Recorded data>
|---|

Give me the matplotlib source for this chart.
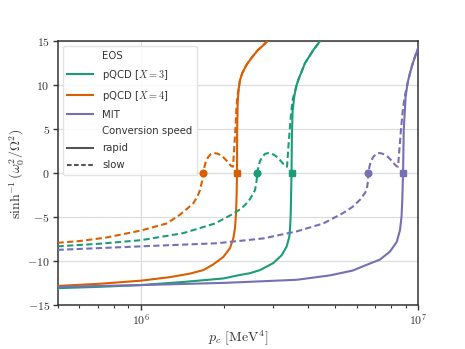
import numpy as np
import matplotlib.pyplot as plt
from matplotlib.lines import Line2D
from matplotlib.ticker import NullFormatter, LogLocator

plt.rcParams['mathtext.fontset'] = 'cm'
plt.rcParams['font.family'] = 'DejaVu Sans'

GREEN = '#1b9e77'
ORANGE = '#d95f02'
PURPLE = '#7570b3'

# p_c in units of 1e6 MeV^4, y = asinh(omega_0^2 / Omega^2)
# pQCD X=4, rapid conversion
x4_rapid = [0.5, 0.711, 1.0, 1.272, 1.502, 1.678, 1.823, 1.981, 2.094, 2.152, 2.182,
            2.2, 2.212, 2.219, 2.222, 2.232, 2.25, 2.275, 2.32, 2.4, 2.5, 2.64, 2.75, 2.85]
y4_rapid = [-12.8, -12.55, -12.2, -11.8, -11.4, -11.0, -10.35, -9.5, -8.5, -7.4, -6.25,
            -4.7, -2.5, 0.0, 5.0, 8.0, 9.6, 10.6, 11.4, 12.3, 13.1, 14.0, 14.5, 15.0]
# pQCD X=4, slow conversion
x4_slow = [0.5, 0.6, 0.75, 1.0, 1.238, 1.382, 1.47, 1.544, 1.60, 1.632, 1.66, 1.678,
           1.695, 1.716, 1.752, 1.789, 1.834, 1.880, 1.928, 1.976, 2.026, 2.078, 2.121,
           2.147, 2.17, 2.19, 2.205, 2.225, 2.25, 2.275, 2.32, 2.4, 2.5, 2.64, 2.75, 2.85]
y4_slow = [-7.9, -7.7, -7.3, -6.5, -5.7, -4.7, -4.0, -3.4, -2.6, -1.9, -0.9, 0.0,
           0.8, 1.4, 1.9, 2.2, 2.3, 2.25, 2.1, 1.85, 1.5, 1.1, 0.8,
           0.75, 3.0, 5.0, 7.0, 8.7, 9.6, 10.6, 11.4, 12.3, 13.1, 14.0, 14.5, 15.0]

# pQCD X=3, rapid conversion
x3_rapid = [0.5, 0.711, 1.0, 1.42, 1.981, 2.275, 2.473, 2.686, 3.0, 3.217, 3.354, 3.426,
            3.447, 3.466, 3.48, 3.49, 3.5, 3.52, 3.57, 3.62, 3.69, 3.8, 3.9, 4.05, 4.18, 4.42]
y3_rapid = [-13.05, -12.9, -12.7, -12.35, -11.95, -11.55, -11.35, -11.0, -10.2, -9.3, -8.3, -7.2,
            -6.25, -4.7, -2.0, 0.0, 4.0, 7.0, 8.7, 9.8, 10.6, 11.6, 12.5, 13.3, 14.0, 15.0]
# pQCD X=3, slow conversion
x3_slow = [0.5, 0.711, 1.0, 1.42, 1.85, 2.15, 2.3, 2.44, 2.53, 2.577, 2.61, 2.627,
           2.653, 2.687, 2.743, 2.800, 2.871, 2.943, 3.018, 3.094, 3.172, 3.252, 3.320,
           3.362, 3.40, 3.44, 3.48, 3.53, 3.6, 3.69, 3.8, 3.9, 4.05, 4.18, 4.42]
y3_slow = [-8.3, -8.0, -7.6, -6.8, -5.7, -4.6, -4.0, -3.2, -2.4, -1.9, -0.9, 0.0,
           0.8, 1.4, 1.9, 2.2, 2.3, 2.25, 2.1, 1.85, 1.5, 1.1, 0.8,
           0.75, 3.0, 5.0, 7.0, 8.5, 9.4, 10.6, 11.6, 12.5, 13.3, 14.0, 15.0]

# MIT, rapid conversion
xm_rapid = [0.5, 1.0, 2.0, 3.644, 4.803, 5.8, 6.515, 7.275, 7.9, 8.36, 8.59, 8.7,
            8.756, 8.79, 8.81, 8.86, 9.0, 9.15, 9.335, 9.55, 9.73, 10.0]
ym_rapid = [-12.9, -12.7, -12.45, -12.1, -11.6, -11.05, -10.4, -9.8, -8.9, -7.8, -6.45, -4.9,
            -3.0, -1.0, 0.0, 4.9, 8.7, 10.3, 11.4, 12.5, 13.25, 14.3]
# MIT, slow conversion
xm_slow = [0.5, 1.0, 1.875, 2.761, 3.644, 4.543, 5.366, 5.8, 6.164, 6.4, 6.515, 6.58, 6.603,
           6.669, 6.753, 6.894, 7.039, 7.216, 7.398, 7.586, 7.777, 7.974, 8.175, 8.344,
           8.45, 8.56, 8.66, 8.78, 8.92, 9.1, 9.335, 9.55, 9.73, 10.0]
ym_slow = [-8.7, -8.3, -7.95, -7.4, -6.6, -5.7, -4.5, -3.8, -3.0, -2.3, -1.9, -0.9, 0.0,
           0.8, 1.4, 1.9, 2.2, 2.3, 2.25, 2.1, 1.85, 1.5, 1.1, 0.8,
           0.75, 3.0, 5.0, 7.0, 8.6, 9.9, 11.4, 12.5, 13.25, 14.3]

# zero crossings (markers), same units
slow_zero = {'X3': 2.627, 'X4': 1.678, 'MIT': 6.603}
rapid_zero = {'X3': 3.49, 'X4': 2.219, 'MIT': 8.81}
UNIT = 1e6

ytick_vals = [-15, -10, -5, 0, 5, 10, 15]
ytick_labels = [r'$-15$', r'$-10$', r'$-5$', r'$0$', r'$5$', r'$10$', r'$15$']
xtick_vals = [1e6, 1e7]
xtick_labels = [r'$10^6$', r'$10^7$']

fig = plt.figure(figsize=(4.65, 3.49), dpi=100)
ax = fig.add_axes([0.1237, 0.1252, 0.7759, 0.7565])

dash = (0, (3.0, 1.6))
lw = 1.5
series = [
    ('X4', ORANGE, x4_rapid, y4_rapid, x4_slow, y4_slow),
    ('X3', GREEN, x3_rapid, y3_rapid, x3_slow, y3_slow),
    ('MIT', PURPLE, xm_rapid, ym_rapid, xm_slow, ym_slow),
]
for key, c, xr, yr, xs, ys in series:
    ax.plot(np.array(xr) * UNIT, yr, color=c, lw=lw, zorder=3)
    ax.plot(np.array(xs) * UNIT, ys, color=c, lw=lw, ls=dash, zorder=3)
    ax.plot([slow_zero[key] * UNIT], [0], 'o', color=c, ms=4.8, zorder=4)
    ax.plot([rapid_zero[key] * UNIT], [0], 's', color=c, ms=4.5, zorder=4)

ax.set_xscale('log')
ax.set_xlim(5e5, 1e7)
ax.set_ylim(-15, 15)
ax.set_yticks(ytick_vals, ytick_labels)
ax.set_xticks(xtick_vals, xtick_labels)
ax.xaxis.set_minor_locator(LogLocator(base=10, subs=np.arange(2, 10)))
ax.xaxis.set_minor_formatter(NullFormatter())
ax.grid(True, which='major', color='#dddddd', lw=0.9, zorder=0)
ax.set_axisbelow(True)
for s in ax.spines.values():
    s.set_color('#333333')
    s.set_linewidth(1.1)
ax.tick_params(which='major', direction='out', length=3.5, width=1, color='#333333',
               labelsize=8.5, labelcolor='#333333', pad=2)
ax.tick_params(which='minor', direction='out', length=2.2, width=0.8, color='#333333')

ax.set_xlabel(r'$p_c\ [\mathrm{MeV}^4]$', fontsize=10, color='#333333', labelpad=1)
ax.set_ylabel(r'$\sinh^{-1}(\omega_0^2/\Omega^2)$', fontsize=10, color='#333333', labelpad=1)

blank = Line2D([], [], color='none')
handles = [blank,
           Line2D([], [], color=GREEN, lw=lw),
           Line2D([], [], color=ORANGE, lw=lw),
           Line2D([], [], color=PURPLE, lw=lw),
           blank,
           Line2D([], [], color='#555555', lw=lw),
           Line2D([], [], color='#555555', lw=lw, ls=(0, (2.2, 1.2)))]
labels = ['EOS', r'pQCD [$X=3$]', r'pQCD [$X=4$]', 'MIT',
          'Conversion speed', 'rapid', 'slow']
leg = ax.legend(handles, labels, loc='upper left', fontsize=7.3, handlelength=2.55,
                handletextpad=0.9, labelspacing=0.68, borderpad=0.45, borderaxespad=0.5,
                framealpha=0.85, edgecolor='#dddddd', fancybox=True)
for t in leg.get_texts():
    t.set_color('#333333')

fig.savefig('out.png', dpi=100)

|---|

The request> Exactly reproduce the run of lines from the start of the listing through the line with "plt.rcParams['font.family'] = 'DejaVu Sans'", inclusive; pictures are not copied.

Solution>
Give me the matplotlib source for this chart.
import numpy as np
import matplotlib.pyplot as plt
from matplotlib.lines import Line2D
from matplotlib.ticker import NullFormatter, LogLocator

plt.rcParams['mathtext.fontset'] = 'cm'
plt.rcParams['font.family'] = 'DejaVu Sans'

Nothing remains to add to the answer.